Book review / No pecs, no sex but plenty of wrecks
The Beauty of Men by Andrew Holleran, Picador, pounds 15.99 by Margaret Wertheim, Fourth Estate, pounds 9.99
Saturday 29 March 1997
Such a theory may seem far-fetched, but after reading Andrew Holleran's deeply depressing new novel, one begins to see its attractions. His central figure, Lark (the ultimate misnomer), has moved to Florida, both to be close to his paralysed mother and to escape a Manhattan where gay life has become an epitaph. His world is dominated by different kinds of ageing: his sick friends; his mother's companions in the nursing home, and his own decreasing sexual potency.
Lark is a problematic protagonist. His intelligence is clear yet he seems to have no inner life. He has no friends, no job, no activities besides visiting his mother and obsessing about sex. (He is a voyeur with a penchant for cyclists and runners.)
Holleran does not create sympathy for his hero so much as guilt - it is hard to quarrel with someone who has fled from a world where, in Paul Rudnick's phrase, "Aids is your filofax". And yet his friends' suffering only makes his preoccupation with his lost looks more trivial. It comes as a shock to work out that he is 48, a venerable age to a medieval peasant but less so in the era of Joan Collins.
The sole exception to this "no pecs, no sex" saga is Becker, a man with whom Lark has a one-night stand and a year-long obsession. Becker is the perfect fantasy-figure for a self- hating gay man - a rugged construction worker with a daughter. Lark is doomed to failure with him. But so is the author: allow Becker to respond to Lark and he risks reducing the novel to wish-fulfilment; keep them apart and he deprives it of plot. Lark's only escape from his sexual morass comes in visits to his mother's nursing home - episodes that contain the novel's most powerful writing. The irony of Lark's dependence on his mother and the description of her death are superbly realised.
The Beauty of Men is a novel of incidental insights but abiding disappointment. Depression hangs heavier than the clammy Florida air. The emphasis on corrupted flesh is so insistent that, at times, the book descends into grand guignol.

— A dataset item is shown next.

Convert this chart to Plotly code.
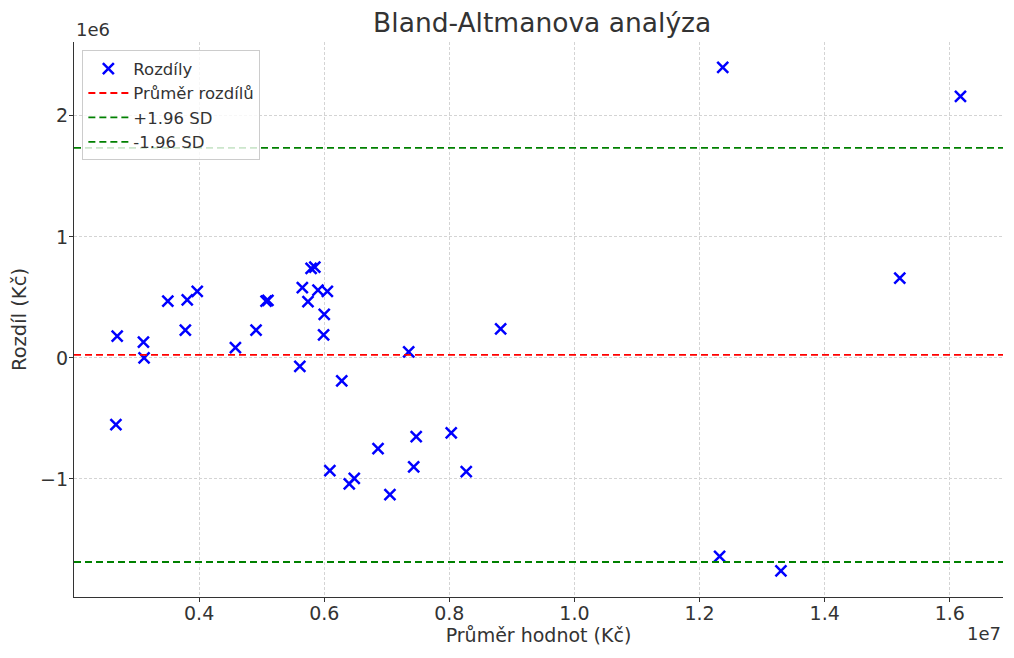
import numpy as np
import plotly.graph_objects as go

# Data (values in Kč)
prumer = [2.69e6, 2.67e6, 3.11e6, 3.12e6, 3.50e6, 3.78e6, 3.81e6, 3.97e6,
          4.58e6, 4.91e6, 5.07e6, 5.10e6, 5.61e6, 5.65e6, 5.74e6, 5.79e6,
          5.85e6, 5.90e6, 6.05e6, 6.00e6, 5.99e6, 6.28e6, 6.09e6, 6.40e6,
          6.48e6, 6.86e6, 7.05e6, 7.35e6, 7.43e6, 7.47e6, 8.03e6, 8.27e6,
          8.82e6, 12.32e6, 12.37e6, 13.30e6, 15.20e6, 16.17e6]
rozdil = [0.18e6, -0.55e6, 0.13e6, 0.0, 0.47e6, 0.23e6, 0.48e6, 0.55e6,
          0.085e6, 0.23e6, 0.47e6, 0.475e6, -0.07e6, 0.58e6, 0.465e6, 0.74e6,
          0.75e6, 0.56e6, 0.55e6, 0.36e6, 0.19e6, -0.19e6, -0.93e6, -1.04e6,
          -0.995e6, -0.75e6, -1.13e6, 0.05e6, -0.90e6, -0.65e6, -0.62e6, -0.94e6,
          0.24e6, -1.64e6, 2.40e6, -1.76e6, 0.66e6, 2.16e6]

prumer_rozdilu = 0.025e6
horni_mez = 1.736e6
dolni_mez = -1.686e6

x_range = [2.0e6, 16.85e6]
y_range = [-1.975e6, 2.61e6]

x_ticks = [4e6, 6e6, 8e6, 10e6, 12e6, 14e6, 16e6]
x_ticktext = ['0.4', '0.6', '0.8', '1.0', '1.2', '1.4', '1.6']
y_ticks = [-1e6, 0, 1e6, 2e6]
y_ticktext = ['\u22121', '0', '1', '2']

text_col = '#333333'
font = 'DejaVu Sans'

fig = go.Figure()

fig.add_trace(go.Scatter(
    x=prumer, y=rozdil, mode='markers', name='Rozdíly',
    marker=dict(symbol='x-thin', size=11, color='blue',
                line=dict(color='blue', width=2.5))
))

# vodorovné čáry přes celou osu
for val, name, col in [(prumer_rozdilu, 'Průměr rozdílů', 'red'),
                       (horni_mez, '+1.96 SD', 'green'),
                       (dolni_mez, '-1.96 SD', 'green')]:
    fig.add_trace(go.Scatter(
        x=x_range, y=[val, val], mode='lines', name=name,
        line=dict(color=col, width=1.8, dash='7px,4px')
    ))

axis_common = dict(
    showline=True, linecolor=text_col, linewidth=1.3, mirror=False,
    ticks='outside', ticklen=4, tickcolor=text_col, automargin=False,
    showgrid=True, gridcolor='#d4d4d4', griddash='3px,2px', gridwidth=1,
    zeroline=False, tickfont=dict(size=19, color=text_col, family=font),
)

# stránka má okraj 8 px, proto je figura o 8 px menší
fig.update_layout(
    width=1006, height=650,
    paper_bgcolor='white', plot_bgcolor='white',
    font=dict(family=font, color=text_col),
    margin=dict(l=66, r=11, t=34, b=61, autoexpand=False),
    title=dict(text='Bland-Altmanova analýza', x=0.531, xanchor='center',
               y=0.978, yanchor='middle', font=dict(size=26.5, color=text_col)),
    xaxis=dict(range=x_range, tickvals=x_ticks, ticktext=x_ticktext,
               ticklabelstandoff=-5,
               title=dict(text='Průměr hodnot (Kč)', font=dict(size=19), standoff=2),
               **axis_common),
    yaxis=dict(range=y_range, tickvals=y_ticks, ticktext=y_ticktext,
               ticklabelstandoff=-3,
               title=dict(text='Rozdíl (Kč)', font=dict(size=19.5), standoff=8),
               **axis_common),
    legend=dict(x=0.009, y=0.985, xanchor='left', yanchor='top',
                bgcolor='rgba(255,255,255,0.8)', bordercolor='#cccccc', borderwidth=1,
                font=dict(size=16.5, color=text_col), tracegroupgap=0, itemwidth=40),
    showlegend=True,
)

fig.add_annotation(text='1e6', xref='paper', yref='paper', x=0, y=1,
                   xanchor='left', yanchor='bottom', yshift=0, showarrow=False,
                   font=dict(size=18, color=text_col))
fig.add_annotation(text='1e7', xref='paper', yref='paper', x=1, y=0,
                   xanchor='right', yanchor='top', yshift=-24, showarrow=False,
                   font=dict(size=18, color=text_col))

fig.write_html('out.html')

In The Burning Library, Edmund White laments that "some of our best imaginative writers like Larry Kramer and Andrew Holleran have turned away from fiction to essays as though only direct address is adequate to the crisis". Like White, Holleran has emphasised the importance of autobiography in his fiction as a means of validating gay experience. His first novel, Dancer From the Dance, has claims to be the novel of metropolitan gay life, capturing the excitement and excess in lush cadences. But such exuberance no longer seems appropriate. Instead, he writes with a cold precision that makes Lark's life even less engaging. The enormity of the crisis appears to have overwhelmed him and prevented his finding a fictional correlative for his pain.